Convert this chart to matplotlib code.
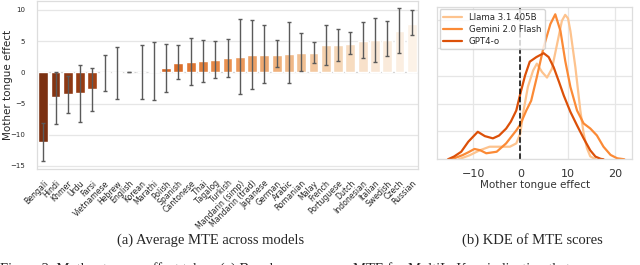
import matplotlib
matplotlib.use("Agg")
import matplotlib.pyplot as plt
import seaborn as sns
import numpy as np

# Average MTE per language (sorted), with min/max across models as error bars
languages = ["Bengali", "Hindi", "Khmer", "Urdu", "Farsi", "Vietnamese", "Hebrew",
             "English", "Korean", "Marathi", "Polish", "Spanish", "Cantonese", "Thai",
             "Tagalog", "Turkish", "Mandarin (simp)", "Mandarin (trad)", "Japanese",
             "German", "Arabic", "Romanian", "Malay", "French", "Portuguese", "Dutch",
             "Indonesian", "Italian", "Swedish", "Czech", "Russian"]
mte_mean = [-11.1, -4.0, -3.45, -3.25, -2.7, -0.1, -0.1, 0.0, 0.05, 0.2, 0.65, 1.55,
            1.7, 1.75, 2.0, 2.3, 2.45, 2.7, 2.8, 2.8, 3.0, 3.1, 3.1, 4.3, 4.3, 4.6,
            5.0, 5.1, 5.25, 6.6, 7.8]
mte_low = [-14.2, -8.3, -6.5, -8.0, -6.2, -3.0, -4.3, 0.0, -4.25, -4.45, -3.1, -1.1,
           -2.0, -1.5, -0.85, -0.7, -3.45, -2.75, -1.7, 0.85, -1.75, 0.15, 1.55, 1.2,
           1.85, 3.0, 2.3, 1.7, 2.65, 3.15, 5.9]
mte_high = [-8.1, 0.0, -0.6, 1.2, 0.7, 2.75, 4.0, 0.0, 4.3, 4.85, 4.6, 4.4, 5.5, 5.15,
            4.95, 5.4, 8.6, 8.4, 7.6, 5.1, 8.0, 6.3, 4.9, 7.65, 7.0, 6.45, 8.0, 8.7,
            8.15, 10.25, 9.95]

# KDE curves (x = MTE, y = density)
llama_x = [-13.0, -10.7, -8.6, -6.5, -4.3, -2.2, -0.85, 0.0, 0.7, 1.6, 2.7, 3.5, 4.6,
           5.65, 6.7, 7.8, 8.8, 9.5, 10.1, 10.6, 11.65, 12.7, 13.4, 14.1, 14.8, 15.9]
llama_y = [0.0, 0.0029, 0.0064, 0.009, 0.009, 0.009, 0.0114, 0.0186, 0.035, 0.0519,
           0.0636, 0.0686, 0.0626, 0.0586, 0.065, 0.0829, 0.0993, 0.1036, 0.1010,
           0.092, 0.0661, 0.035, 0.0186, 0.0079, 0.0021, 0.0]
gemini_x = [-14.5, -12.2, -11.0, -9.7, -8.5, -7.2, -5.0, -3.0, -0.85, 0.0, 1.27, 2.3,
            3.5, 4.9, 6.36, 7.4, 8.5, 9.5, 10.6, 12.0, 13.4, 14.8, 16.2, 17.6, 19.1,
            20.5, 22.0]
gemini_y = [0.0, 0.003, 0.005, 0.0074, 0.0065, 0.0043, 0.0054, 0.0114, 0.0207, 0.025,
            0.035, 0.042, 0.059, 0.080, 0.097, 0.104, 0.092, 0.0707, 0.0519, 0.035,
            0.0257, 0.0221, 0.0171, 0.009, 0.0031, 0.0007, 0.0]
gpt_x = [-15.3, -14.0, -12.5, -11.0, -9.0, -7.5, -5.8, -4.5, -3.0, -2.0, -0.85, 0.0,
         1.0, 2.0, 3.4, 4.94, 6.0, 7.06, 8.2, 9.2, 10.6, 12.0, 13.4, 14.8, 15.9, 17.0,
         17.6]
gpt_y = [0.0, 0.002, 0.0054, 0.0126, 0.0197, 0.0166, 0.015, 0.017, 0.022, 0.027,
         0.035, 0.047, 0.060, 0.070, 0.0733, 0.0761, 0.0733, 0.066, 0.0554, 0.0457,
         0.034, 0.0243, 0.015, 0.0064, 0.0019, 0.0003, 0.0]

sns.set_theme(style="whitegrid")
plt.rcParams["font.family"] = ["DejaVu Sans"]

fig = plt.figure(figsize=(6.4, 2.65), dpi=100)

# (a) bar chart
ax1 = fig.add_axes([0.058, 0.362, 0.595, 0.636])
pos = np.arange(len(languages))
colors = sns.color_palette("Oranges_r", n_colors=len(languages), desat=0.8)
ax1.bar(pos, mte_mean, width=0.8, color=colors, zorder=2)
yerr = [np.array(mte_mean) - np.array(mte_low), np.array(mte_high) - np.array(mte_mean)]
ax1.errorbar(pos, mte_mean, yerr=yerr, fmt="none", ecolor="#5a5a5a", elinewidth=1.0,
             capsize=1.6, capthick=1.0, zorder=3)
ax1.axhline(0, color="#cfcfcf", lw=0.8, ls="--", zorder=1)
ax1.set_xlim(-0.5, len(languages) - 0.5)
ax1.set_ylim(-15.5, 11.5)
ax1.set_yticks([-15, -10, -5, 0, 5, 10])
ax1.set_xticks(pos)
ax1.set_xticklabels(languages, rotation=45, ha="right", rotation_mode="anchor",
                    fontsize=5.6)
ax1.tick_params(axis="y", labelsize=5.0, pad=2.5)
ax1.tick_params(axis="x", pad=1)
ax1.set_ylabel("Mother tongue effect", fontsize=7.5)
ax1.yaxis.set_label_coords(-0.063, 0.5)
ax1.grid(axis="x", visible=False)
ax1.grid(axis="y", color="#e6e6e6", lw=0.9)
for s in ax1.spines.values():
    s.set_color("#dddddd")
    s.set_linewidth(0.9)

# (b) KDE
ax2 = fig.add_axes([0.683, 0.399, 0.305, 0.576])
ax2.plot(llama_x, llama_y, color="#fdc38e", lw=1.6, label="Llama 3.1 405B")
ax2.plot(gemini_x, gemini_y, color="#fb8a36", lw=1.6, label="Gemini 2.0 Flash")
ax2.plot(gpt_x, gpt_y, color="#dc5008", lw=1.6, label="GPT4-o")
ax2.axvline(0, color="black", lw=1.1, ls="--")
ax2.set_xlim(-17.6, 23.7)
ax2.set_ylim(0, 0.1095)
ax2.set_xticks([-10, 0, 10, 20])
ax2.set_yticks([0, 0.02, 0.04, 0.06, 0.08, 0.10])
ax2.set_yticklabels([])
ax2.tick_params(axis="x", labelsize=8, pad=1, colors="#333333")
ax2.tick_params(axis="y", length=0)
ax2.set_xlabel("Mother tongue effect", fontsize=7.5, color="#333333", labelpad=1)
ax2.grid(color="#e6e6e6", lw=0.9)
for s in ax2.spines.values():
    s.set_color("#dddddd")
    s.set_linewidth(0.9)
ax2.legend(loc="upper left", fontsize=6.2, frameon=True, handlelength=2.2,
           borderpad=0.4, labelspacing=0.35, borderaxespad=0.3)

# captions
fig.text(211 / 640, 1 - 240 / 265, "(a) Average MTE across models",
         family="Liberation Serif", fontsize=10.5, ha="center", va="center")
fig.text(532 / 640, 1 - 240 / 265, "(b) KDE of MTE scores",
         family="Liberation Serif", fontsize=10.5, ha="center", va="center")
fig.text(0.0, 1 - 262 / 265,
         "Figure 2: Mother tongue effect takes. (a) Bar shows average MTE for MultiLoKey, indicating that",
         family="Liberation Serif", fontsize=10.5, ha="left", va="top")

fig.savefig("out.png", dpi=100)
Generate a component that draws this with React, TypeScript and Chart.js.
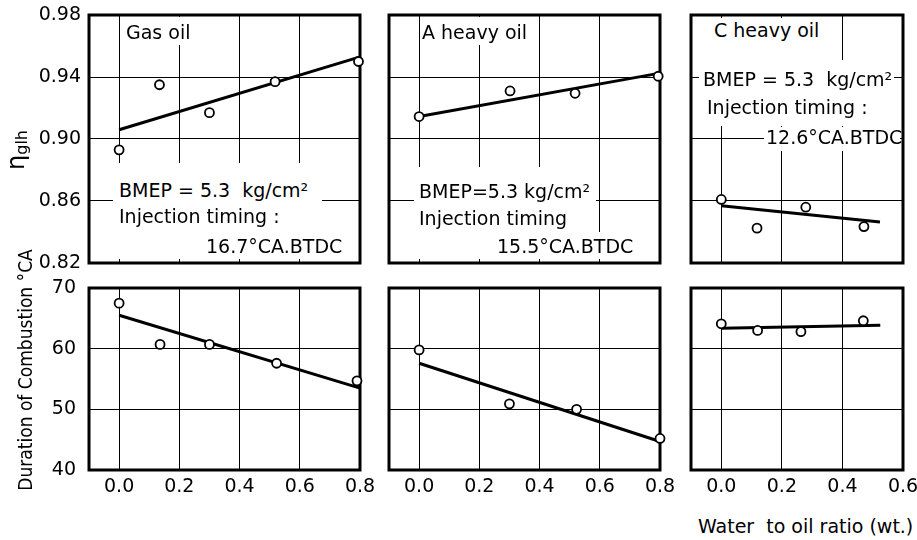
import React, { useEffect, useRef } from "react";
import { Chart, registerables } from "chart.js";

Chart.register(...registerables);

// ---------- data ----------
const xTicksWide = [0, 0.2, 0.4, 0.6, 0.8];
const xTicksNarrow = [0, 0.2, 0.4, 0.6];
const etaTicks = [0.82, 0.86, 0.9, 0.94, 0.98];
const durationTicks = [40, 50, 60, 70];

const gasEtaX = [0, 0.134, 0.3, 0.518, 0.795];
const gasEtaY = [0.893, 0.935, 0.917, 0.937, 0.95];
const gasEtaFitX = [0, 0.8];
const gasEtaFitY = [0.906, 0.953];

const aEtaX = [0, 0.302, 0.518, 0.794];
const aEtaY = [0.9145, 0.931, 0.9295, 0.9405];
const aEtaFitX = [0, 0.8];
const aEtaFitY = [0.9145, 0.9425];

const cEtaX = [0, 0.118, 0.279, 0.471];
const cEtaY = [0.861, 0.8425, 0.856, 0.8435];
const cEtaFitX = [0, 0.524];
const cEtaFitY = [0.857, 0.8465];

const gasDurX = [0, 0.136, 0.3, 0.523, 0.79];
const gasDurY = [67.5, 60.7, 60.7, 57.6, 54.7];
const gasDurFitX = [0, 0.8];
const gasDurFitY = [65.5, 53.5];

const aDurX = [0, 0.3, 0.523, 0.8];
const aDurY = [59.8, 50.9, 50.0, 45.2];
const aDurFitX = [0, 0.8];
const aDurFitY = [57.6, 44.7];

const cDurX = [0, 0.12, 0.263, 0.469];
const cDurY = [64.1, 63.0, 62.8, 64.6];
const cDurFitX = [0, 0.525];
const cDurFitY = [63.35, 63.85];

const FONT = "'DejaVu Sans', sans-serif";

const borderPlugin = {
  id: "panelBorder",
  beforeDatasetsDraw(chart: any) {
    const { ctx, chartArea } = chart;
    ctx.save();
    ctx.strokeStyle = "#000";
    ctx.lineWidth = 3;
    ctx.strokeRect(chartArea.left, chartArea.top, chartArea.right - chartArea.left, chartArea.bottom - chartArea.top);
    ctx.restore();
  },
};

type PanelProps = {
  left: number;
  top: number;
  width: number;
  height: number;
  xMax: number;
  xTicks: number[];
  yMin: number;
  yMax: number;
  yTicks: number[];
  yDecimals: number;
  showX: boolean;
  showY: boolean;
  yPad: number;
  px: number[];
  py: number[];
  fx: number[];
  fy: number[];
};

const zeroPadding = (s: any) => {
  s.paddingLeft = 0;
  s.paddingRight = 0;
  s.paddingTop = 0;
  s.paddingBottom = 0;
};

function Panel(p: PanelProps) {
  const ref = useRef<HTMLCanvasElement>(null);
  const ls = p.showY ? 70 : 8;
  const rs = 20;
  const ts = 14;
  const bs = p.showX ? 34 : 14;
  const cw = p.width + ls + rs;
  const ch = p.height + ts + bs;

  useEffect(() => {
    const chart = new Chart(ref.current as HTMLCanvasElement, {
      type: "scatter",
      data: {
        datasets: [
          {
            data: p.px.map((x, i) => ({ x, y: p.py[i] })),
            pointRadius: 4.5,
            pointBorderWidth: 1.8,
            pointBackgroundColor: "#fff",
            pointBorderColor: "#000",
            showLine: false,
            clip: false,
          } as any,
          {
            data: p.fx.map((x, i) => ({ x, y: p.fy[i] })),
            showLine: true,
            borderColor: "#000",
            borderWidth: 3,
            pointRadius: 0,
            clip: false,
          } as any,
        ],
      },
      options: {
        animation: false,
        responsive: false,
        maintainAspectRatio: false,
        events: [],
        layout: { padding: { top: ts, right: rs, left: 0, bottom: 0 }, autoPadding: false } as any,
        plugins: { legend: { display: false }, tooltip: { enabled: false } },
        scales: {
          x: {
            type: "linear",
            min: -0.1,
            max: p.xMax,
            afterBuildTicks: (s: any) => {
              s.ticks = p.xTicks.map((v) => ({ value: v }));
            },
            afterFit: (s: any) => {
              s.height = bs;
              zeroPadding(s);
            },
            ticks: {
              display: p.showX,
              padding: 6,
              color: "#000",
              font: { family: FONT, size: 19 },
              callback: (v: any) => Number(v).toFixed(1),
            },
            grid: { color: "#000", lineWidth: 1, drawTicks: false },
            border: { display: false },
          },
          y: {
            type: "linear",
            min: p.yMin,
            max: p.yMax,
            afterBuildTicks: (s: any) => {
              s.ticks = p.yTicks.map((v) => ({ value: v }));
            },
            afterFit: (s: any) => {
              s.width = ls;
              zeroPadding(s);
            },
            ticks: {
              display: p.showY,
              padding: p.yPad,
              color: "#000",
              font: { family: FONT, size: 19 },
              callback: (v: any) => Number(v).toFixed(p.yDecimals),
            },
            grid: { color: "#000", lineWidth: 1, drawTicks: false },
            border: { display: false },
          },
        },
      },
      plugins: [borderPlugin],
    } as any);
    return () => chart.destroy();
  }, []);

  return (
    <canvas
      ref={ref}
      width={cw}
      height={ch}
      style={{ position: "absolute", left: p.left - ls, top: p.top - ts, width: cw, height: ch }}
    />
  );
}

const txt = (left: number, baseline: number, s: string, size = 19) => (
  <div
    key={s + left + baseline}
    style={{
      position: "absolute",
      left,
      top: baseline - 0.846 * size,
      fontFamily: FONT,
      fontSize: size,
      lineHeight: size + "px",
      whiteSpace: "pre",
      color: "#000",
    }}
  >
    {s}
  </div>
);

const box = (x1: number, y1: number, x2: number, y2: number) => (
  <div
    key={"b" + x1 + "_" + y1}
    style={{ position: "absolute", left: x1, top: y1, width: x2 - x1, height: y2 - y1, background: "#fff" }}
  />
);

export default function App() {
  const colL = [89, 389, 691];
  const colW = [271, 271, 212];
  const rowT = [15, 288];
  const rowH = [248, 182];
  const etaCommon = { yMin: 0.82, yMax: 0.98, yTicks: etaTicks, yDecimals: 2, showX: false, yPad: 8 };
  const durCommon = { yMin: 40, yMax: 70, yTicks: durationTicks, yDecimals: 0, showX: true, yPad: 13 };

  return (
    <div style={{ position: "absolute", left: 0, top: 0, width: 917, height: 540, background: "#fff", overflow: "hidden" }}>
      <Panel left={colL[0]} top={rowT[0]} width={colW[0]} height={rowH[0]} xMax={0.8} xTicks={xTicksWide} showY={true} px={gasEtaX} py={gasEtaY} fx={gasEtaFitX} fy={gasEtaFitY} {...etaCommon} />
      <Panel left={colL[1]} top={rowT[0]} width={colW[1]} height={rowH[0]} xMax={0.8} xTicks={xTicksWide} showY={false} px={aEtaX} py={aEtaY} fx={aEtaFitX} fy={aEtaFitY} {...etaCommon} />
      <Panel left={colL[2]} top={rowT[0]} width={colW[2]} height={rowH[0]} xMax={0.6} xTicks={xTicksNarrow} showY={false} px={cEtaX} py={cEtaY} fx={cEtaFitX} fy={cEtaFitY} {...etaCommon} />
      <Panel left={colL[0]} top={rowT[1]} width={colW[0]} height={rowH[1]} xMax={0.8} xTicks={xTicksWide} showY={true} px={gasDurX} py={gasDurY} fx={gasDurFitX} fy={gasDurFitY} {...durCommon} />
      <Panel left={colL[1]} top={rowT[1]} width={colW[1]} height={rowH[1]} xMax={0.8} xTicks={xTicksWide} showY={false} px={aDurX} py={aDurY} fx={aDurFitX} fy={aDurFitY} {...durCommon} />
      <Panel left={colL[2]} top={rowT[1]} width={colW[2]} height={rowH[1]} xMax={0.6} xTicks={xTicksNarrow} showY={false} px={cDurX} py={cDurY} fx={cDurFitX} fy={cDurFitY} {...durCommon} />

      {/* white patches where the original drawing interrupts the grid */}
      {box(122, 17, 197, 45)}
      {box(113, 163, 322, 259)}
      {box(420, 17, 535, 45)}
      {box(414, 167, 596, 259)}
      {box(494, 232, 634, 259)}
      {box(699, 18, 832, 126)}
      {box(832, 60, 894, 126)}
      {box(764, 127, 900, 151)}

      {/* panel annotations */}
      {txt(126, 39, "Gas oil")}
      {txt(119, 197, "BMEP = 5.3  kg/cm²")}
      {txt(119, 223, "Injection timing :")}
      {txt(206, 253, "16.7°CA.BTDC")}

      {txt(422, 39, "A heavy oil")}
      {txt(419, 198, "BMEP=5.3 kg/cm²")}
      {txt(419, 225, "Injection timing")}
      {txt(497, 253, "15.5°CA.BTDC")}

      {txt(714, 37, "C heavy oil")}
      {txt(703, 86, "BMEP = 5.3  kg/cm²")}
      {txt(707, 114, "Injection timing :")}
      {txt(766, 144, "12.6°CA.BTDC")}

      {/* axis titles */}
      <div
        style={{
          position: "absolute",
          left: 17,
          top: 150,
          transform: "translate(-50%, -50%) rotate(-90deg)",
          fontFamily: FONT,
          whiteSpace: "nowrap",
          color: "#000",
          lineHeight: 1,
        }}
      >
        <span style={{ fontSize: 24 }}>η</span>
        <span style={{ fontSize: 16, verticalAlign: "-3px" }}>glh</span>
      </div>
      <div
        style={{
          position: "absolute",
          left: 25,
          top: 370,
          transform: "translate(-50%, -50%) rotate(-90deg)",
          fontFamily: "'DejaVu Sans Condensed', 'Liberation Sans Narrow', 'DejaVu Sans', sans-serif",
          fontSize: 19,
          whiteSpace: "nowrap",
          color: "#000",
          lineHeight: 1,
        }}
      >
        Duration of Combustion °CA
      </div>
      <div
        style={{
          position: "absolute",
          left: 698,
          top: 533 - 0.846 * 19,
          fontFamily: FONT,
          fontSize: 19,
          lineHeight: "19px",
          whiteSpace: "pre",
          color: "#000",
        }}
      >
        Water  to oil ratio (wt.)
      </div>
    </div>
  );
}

* [TASK DETAILS]: Can the lines from the start of the records through the line with "8.15, 10.25, 9.95]" be given again exactly, with the pictures left out?

* [SOLUTION]:
Convert this chart to matplotlib code.
import matplotlib
matplotlib.use("Agg")
import matplotlib.pyplot as plt
import seaborn as sns
import numpy as np

# Average MTE per language (sorted), with min/max across models as error bars
languages = ["Bengali", "Hindi", "Khmer", "Urdu", "Farsi", "Vietnamese", "Hebrew",
             "English", "Korean", "Marathi", "Polish", "Spanish", "Cantonese", "Thai",
             "Tagalog", "Turkish", "Mandarin (simp)", "Mandarin (trad)", "Japanese",
             "German", "Arabic", "Romanian", "Malay", "French", "Portuguese", "Dutch",
             "Indonesian", "Italian", "Swedish", "Czech", "Russian"]
mte_mean = [-11.1, -4.0, -3.45, -3.25, -2.7, -0.1, -0.1, 0.0, 0.05, 0.2, 0.65, 1.55,
            1.7, 1.75, 2.0, 2.3, 2.45, 2.7, 2.8, 2.8, 3.0, 3.1, 3.1, 4.3, 4.3, 4.6,
            5.0, 5.1, 5.25, 6.6, 7.8]
mte_low = [-14.2, -8.3, -6.5, -8.0, -6.2, -3.0, -4.3, 0.0, -4.25, -4.45, -3.1, -1.1,
           -2.0, -1.5, -0.85, -0.7, -3.45, -2.75, -1.7, 0.85, -1.75, 0.15, 1.55, 1.2,
           1.85, 3.0, 2.3, 1.7, 2.65, 3.15, 5.9]
mte_high = [-8.1, 0.0, -0.6, 1.2, 0.7, 2.75, 4.0, 0.0, 4.3, 4.85, 4.6, 4.4, 5.5, 5.15,
            4.95, 5.4, 8.6, 8.4, 7.6, 5.1, 8.0, 6.3, 4.9, 7.65, 7.0, 6.45, 8.0, 8.7,
            8.15, 10.25, 9.95]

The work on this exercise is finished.